§ DATA SEGMENT:
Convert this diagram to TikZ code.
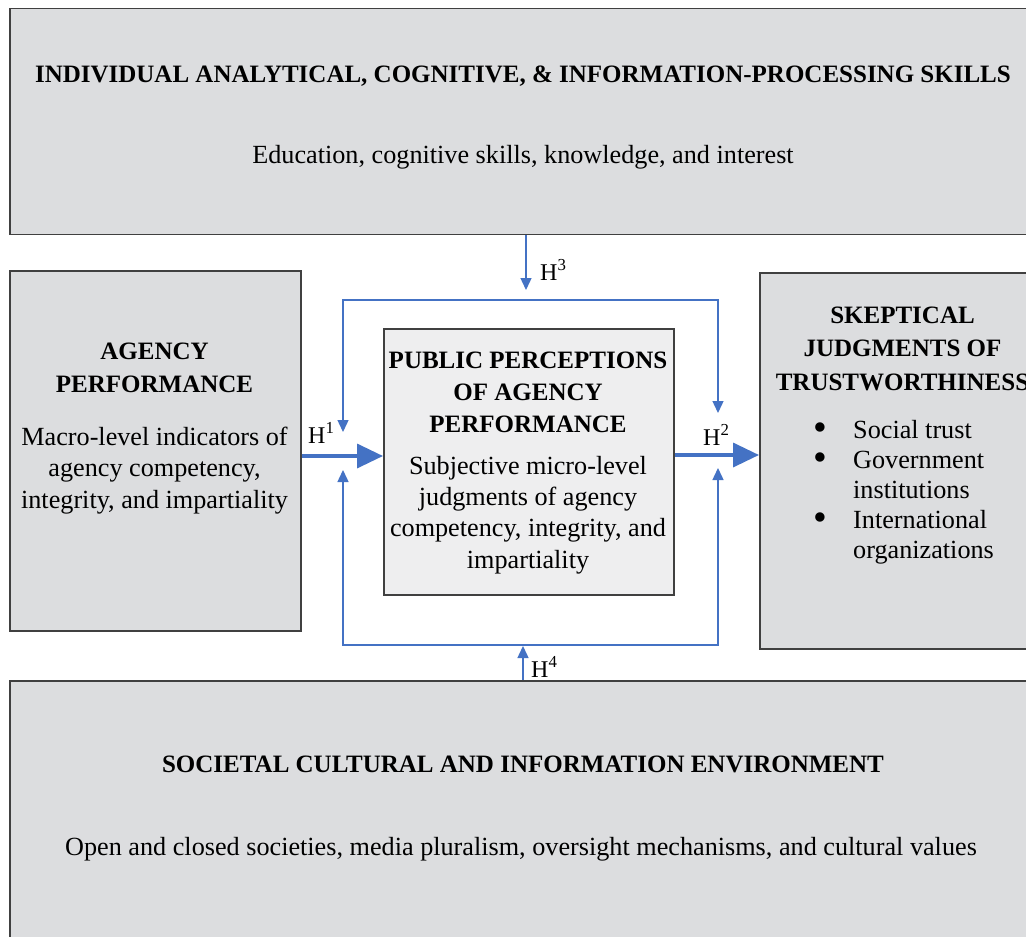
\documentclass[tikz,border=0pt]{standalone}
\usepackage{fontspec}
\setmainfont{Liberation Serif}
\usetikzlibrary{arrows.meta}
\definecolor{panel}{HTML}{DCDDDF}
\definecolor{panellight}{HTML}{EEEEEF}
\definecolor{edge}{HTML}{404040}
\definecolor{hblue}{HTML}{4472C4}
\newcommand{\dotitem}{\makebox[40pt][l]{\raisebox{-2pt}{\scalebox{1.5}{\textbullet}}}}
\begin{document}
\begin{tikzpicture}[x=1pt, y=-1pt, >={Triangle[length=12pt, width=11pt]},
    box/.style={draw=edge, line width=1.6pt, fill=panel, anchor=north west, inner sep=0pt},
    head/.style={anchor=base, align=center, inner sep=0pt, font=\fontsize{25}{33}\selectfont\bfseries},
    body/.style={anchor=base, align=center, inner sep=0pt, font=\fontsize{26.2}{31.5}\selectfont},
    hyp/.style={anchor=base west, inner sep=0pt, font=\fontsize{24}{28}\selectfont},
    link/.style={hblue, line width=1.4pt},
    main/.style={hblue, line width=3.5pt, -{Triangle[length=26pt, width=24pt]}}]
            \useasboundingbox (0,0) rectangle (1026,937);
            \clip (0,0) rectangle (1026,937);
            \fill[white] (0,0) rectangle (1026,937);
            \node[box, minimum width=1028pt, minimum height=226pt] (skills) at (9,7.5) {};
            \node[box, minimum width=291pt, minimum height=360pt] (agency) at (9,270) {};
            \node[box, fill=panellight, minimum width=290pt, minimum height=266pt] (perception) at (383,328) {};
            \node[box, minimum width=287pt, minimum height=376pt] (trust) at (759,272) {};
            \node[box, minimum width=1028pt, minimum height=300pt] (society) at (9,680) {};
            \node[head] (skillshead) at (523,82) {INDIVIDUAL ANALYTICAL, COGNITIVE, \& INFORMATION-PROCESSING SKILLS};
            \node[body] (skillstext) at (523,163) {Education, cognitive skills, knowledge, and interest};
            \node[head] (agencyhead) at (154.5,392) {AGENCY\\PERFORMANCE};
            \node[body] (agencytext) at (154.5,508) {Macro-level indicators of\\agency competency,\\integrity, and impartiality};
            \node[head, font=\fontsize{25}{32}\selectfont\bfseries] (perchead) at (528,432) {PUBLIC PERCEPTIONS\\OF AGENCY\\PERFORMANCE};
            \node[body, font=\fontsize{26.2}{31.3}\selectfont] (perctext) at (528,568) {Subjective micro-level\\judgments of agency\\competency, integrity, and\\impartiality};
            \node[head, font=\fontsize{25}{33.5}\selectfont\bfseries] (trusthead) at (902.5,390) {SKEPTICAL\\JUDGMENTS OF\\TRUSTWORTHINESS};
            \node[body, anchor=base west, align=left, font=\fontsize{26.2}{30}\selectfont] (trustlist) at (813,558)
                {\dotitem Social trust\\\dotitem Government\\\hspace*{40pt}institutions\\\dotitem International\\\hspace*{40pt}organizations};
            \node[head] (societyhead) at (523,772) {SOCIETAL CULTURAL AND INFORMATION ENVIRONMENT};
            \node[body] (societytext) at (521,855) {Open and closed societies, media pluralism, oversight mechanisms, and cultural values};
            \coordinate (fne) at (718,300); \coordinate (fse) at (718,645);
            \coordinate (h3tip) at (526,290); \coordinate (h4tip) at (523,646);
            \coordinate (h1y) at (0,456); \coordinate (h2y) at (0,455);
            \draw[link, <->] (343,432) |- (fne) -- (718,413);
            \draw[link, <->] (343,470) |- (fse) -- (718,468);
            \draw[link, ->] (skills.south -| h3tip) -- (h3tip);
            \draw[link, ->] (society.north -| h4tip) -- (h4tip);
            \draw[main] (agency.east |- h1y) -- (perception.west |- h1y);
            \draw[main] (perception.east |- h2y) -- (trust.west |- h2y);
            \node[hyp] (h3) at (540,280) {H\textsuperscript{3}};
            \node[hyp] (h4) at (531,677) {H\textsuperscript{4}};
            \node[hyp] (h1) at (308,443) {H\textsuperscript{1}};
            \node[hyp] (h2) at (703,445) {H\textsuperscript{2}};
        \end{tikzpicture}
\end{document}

§ TASK: Do not copy the pictures, but repeat every line exactly.

§ FINISHED TASK:
Convert this diagram to TikZ code.
\documentclass[tikz,border=0pt]{standalone}
\usepackage{fontspec}
\setmainfont{Liberation Serif}
\usetikzlibrary{arrows.meta}
\definecolor{panel}{HTML}{DCDDDF}
\definecolor{panellight}{HTML}{EEEEEF}
\definecolor{edge}{HTML}{404040}
\definecolor{hblue}{HTML}{4472C4}
\newcommand{\dotitem}{\makebox[40pt][l]{\raisebox{-2pt}{\scalebox{1.5}{\textbullet}}}}
\begin{document}
\begin{tikzpicture}[x=1pt, y=-1pt, >={Triangle[length=12pt, width=11pt]},
    box/.style={draw=edge, line width=1.6pt, fill=panel, anchor=north west, inner sep=0pt},
    head/.style={anchor=base, align=center, inner sep=0pt, font=\fontsize{25}{33}\selectfont\bfseries},
    body/.style={anchor=base, align=center, inner sep=0pt, font=\fontsize{26.2}{31.5}\selectfont},
    hyp/.style={anchor=base west, inner sep=0pt, font=\fontsize{24}{28}\selectfont},
    link/.style={hblue, line width=1.4pt},
    main/.style={hblue, line width=3.5pt, -{Triangle[length=26pt, width=24pt]}}]
            \useasboundingbox (0,0) rectangle (1026,937);
            \clip (0,0) rectangle (1026,937);
            \fill[white] (0,0) rectangle (1026,937);
            \node[box, minimum width=1028pt, minimum height=226pt] (skills) at (9,7.5) {};
            \node[box, minimum width=291pt, minimum height=360pt] (agency) at (9,270) {};
            \node[box, fill=panellight, minimum width=290pt, minimum height=266pt] (perception) at (383,328) {};
            \node[box, minimum width=287pt, minimum height=376pt] (trust) at (759,272) {};
            \node[box, minimum width=1028pt, minimum height=300pt] (society) at (9,680) {};
            \node[head] (skillshead) at (523,82) {INDIVIDUAL ANALYTICAL, COGNITIVE, \& INFORMATION-PROCESSING SKILLS};
            \node[body] (skillstext) at (523,163) {Education, cognitive skills, knowledge, and interest};
            \node[head] (agencyhead) at (154.5,392) {AGENCY\\PERFORMANCE};
            \node[body] (agencytext) at (154.5,508) {Macro-level indicators of\\agency competency,\\integrity, and impartiality};
            \node[head, font=\fontsize{25}{32}\selectfont\bfseries] (perchead) at (528,432) {PUBLIC PERCEPTIONS\\OF AGENCY\\PERFORMANCE};
            \node[body, font=\fontsize{26.2}{31.3}\selectfont] (perctext) at (528,568) {Subjective micro-level\\judgments of agency\\competency, integrity, and\\impartiality};
            \node[head, font=\fontsize{25}{33.5}\selectfont\bfseries] (trusthead) at (902.5,390) {SKEPTICAL\\JUDGMENTS OF\\TRUSTWORTHINESS};
            \node[body, anchor=base west, align=left, font=\fontsize{26.2}{30}\selectfont] (trustlist) at (813,558)
                {\dotitem Social trust\\\dotitem Government\\\hspace*{40pt}institutions\\\dotitem International\\\hspace*{40pt}organizations};
            \node[head] (societyhead) at (523,772) {SOCIETAL CULTURAL AND INFORMATION ENVIRONMENT};
            \node[body] (societytext) at (521,855) {Open and closed societies, media pluralism, oversight mechanisms, and cultural values};
            \coordinate (fne) at (718,300); \coordinate (fse) at (718,645);
            \coordinate (h3tip) at (526,290); \coordinate (h4tip) at (523,646);
            \coordinate (h1y) at (0,456); \coordinate (h2y) at (0,455);
            \draw[link, <->] (343,432) |- (fne) -- (718,413);
            \draw[link, <->] (343,470) |- (fse) -- (718,468);
            \draw[link, ->] (skills.south -| h3tip) -- (h3tip);
            \draw[link, ->] (society.north -| h4tip) -- (h4tip);
            \draw[main] (agency.east |- h1y) -- (perception.west |- h1y);
            \draw[main] (perception.east |- h2y) -- (trust.west |- h2y);
            \node[hyp] (h3) at (540,280) {H\textsuperscript{3}};
            \node[hyp] (h4) at (531,677) {H\textsuperscript{4}};
            \node[hyp] (h1) at (308,443) {H\textsuperscript{1}};
            \node[hyp] (h2) at (703,445) {H\textsuperscript{2}};
        \end{tikzpicture}
\end{document}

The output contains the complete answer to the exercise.